The Ferguson, Missouri, crowd protesting after the announcement that Darren Wilson will not face any charges for killing Michael Brown has been described by reporters on the scene as smaller than the ones that gathered after Brown's death in August. But the crowd is also overwhelmingly young and very angry. There have been reports of isolated gunshots and cars and buildings set on fire.

As MSNBC's Chris Hayes, put it, "A lot of people just out and angry tonight."

The night's events have raised an important question: why did prosecutor Robert McCulloch choose to make the announcement at 8 pm instead of earlier in the day?

MSNBC's Joy Reid said Monday night that, in choosing to announce the news after dark, authorities "deliberately almost left themselves with the people most committed to despair," suggesting that those who were inclined to take to the streets at night were also the least organized and most agitated.

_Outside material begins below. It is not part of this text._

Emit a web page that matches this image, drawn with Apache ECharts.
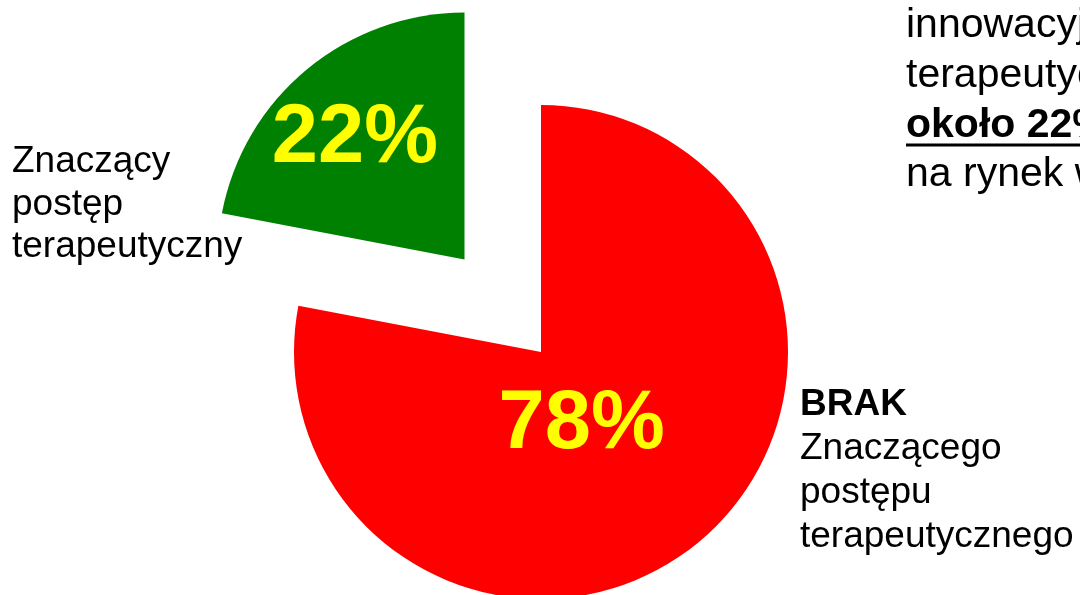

Although protests would have taken place regardless of the timing of McCulloch's announcement that Darren Wilson wouldn't be charged, it's been reported that the timing had to do with schools and traffic. Given the massive anticipation and enormous well of frustration surrounding this decision, that does make some sense.

Still, it's really hard to imagine the current scene in Ferguson happening at noon.

More questionable decisions in Ferguson?

For many who've questioned the choices of law enforcement officials and politicians since the day Brown was killed in August, McCulloch's timing was just the latest in a string of bad decisions.